Trusting Relationships

A positive relationship between parent and practitioner is a crucial ingredient of effective support and a primary goal of intervention. Many parents will have had bad experiences of the services in the past. Overcoming their suspicions may be a lengthy process. Breaking down these barriers calls for a genuine appreciation of the parents as people and a readiness to get involved with the family. Parents 'know when you don't like them and they know when you don't like their children.' (Snodgrass, 1992) The values and attitudes that practitioners hold exert a more important influence on family outcomes than their knowledge and skills (Espe-Sherwindt & Kerlin, 1990)

Maintaining Involvement

The success of a support programme may depend as much on its ability to involve the parents as on the abilities of the parents themselves (Espe-Sherwindt & Crable, 1993). Keeping families interested and committed is a common problem (New York State Commission on Quality of Care for the Mentally Disabled, 1993), and one shared with most early intervention programmes (Bronfenbrenner, 1974). Life experiences that have eroded parents' sense of competence and worth are a block to participation. Also, many parents are so overburdened by day-to-day crises that they lack the energy and personal resources to assume any more responsibilities. Two steps that have been shown by the Wisconsin Supported Parenting project to ease these difficulties are working with parents as partners in ways that bolster their self-esteem and providing practical help aimed at lightening the load on the family.

Family-Centred Support

The children are usually the primary focus of attention for practitioners in families headed by parents with learning difficulties (Llewellyn, 1993). The parents' own needs are often overlooked or regarded as a secondary concern. Practitioners must be prepared to adapt their priorities.
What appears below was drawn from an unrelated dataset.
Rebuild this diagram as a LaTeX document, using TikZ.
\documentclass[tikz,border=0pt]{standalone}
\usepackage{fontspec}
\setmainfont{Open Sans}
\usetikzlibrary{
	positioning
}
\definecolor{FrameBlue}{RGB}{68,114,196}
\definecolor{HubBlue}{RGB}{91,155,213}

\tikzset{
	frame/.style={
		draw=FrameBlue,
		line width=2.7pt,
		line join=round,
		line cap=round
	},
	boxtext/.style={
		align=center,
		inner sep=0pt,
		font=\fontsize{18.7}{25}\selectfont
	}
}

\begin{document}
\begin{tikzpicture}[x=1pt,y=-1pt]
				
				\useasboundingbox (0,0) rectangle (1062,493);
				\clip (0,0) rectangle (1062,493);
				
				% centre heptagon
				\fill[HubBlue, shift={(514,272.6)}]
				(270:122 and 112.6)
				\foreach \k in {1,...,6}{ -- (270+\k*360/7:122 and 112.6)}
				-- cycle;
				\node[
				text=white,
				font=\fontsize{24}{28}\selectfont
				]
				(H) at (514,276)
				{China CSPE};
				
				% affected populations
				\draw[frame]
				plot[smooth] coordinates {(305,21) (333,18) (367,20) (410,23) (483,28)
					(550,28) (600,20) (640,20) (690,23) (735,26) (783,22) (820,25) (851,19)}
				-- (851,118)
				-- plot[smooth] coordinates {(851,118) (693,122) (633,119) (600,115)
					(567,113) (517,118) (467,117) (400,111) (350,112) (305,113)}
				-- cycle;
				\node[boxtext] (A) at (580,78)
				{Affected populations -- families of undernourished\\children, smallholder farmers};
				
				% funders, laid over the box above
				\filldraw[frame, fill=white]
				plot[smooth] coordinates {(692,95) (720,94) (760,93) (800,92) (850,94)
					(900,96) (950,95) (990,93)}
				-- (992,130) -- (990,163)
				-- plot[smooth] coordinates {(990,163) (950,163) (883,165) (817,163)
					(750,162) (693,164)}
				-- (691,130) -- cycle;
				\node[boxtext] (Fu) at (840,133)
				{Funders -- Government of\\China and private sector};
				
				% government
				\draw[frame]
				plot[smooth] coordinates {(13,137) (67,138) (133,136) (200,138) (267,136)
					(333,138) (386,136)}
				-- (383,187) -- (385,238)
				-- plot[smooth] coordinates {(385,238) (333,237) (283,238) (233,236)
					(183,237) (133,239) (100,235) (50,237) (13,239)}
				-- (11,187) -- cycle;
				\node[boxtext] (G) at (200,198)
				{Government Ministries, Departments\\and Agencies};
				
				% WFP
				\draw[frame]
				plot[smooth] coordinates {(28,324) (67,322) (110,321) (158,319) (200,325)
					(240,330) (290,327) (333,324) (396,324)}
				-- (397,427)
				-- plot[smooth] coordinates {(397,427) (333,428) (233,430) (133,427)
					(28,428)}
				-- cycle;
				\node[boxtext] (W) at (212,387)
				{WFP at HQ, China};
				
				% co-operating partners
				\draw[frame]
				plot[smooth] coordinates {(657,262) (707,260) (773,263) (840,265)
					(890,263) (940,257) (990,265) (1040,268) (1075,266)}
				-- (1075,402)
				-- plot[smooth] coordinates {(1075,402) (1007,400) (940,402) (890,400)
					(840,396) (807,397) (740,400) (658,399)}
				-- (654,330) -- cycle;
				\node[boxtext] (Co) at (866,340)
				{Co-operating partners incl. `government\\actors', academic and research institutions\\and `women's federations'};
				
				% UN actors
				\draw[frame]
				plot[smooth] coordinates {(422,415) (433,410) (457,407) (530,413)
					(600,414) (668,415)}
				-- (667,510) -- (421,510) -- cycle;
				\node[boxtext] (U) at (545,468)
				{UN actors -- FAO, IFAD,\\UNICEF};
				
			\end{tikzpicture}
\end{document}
Parents may be unable to meet the needs of their children unless their own needs are first addressed (Espe-Sherwindt, 1991). These needs may stem from an upbringing in which: 'No one cuddled. No one nurtured. No one cherished. No one valued. No one praised. No one played. No one supported. No one encouraged. No one comforted. No one cared. No one loved.' (Snodgrass, 1992) Or equally they may come from the effects of daily hardships visited by poverty, bad housing, exploitation, victimisation, stigma, powerlessness, isolation and the like. When support is organised from a family-centred perspective - from the point of view of what can be done to support the family rather than how to protect the child - it is more likely to be mutually agreed and less likely to be seen as threatening (Hoffman et al., 1990).

Intensive, In-Home Support

Support has been shown to be most effective where it provided the opportunity for one-to-one contact in the home. Characteristically this included: frequent home visits, a high degree of availability, flexible scheduling, and a willingness to provide 'hands-on' help with some tasks in order to allow the parents to concentrate on more pressing ones (Hoffman et al., 1990).

Flexible, Individualised Support

Support should be targeted on the specific needs of the family and its members. Practical help may be required with particular tasks the parents cannot manage for themselves, and problem-solving support may be necessary to help them through a crisis. The flexibility to adjust the support to accommodate the parents' views of what help they need is important. Similarly, where training is offered, it must be matched to the learning characteristics of the parents (Heighway, 1992). For example, parents with learning difficulties do not seem to benefit from attending groups with other parents. Adults learn from other adults 'when there is respect and trust, when they can choose what they want to learn, are motivated, and are offered support in a way and at a pace that is right for them' (Sweet, 1990).

Conclusions

All too often parents with learning difficulties are set up to fail by the services they look to for help. Parents and their children frequently have different professional support networks (Cross & Marks, 1995; Viewpoint, 1995a) giving rise to problems of coordination, interagency communication and mixed or muddled messages to the families. Parents who run into difficulties are typically referred to the very professionals who have the main statutory responsibility for child protection. Practitioners with the most expertise in learning difficulties are less likely to be involved. Child protection services are not organised to provide support over the longer term nor do they have the skills to meet the other requirements of a responsive and enabling approach towards these families. Consequently, parents with learning difficulties continue to receive rough justice and their children a raw deal. The supported parenting model offers a way of shifting from a punitive to a positive approach to families headed by parents with learning difficulties. Making this shift calls for more than just a realignment of professional responsibilities. It demands a new way of thinking based on the rejection of the traditional deficit model of service delivery, and in particular a switch from a focus on people as individuals to the family as a unit; from a concentration on the assessment of risk and vulnerability to an equal appreciation of people's strengths and their resilience under pressure; from a concern about promoting dependence to the goal of building competence; from the role of professional expert to the role of partner; and from fitting people into methods to altering methods to fit people. Until these changes in practice take place, practitioners will continue to lack what the Local Government Ombudsman described as a clear view of their aims when working with parents who have learning difficulties, and the families themselves will continue to experience the child protection system as a juggernaut before which they are merely hapless victims.